Nutanix, an enterprise cloud computing company, announced findings of its new report this week. The research, conducted by independent firm Vanson Bourne looks at key challenges and opportunities with hybrid cloud adoption and management by surveying 650 IT decision-makers from multiple industries, business sizes and geographies.
While most see hybrid cloud as the ideal IT model, the report showed that many struggle to adopt it — with 70 per cent of organisations believing that their transformation is taking longer than expected.
Nearly all respondents (95 per cent) think their organisation would benefit from an optimal hybrid implementation providing consistent IT constructs and operations across multiple clouds, eliminating many of the challenges they currently face ranging from operational silos to staffing shortages.
As businesses everywhere struggle to adapt to a new reality, Nutanix says the report demonstrates flexibility is crucial to business success.
“According to the findings, Australian businesses have a heightened concern for security, with 84 per cent of local organisations citing it as a barrier to moving applications to public cloud,” said Lee Thompson, A/NZ Managing Director of Nutanix.
“Despite these trepidations, the findings make it very clear Australian businesses want hybrid cloud and are headed in that direction.”
According to Thompson the research shows Australian organisations were the most confident in having the IT skills needed to get there, with only 32 per cent of businesses saying skills shortages held them back.
“While this is still a significant number, it’s considerably ahead of the global average of 50 per cent. As we adapt to a new economy, it’s important we continue to invest in those skills and overcome security challenges as businesses get used to a new, digital-focused working environment.”
Additional findings include:
- Public Cloud Alone is Not Always the Answer: Public cloud revolutionised the IT industry, offering more agility and operational efficiency. And while it’s ideal for some applications and workloads, it’s not for others, leading businesses to embrace a hybrid infrastructure.
According to the research, the majority of respondents have concerns about running business-critical applications, those most vital to their business, on public cloud, specifically around reliability (75 per cent), portability (73 per cent), and cost (72 per cent).
Additionally, some are simply unable to move their business-critical applications, due to complexity or cost. For example, the need to re-architect or re-platform applications (75 per cent) and the complexity of the migration (71 per cent) are top concerns preventing respondents from porting applications.
- Hybrid Widens the IT Skills Gap: Although many businesses struggle to find enough qualified IT talent, the issue grows when looking for professionals who can manage both a public and a private cloud infrastructure, as currently the two environments require different skill sets.

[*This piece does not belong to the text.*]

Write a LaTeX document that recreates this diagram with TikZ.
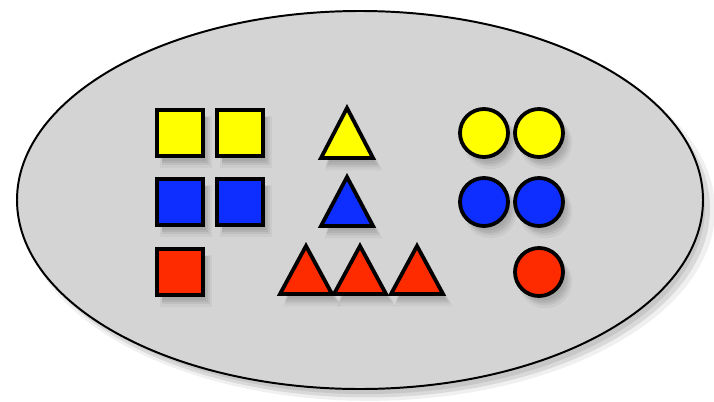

Most organisations (88 per cent) are facing challenges in ensuring their IT staff has the necessary skills to manage a hybrid IT infrastructure, and over half (53 per cent) see this as a top concern.
- Skill Gaps Create Silos and Inefficiencies: Given the different skills required to manage public and private cloud infrastructures, businesses often need to rely on different teams creating silos, something that nearly all (95 per cent) respondents encountered.
Most importantly, they often impact the bottom line, something even more concerning at a time when many businesses are focused on optimising resources.
Nearly half of respondents identified resource sprawl (49 per cent), an increase in costs (45 per cent), and/or a waste of resources (43 per cent) as concerns.
- Portability is a Must and Not Just For Applications: For most businesses (88 per cent) software licensing is a key aspect of a hybrid IT infrastructure, as many have run into difficulties surrounding licensing (58 per cent) or vendor lock-in (58 per cent) when moving to public cloud.
Additionally, nearly two thirds (65 per cent) are willing to consider subscription licensing for their IT infrastructure.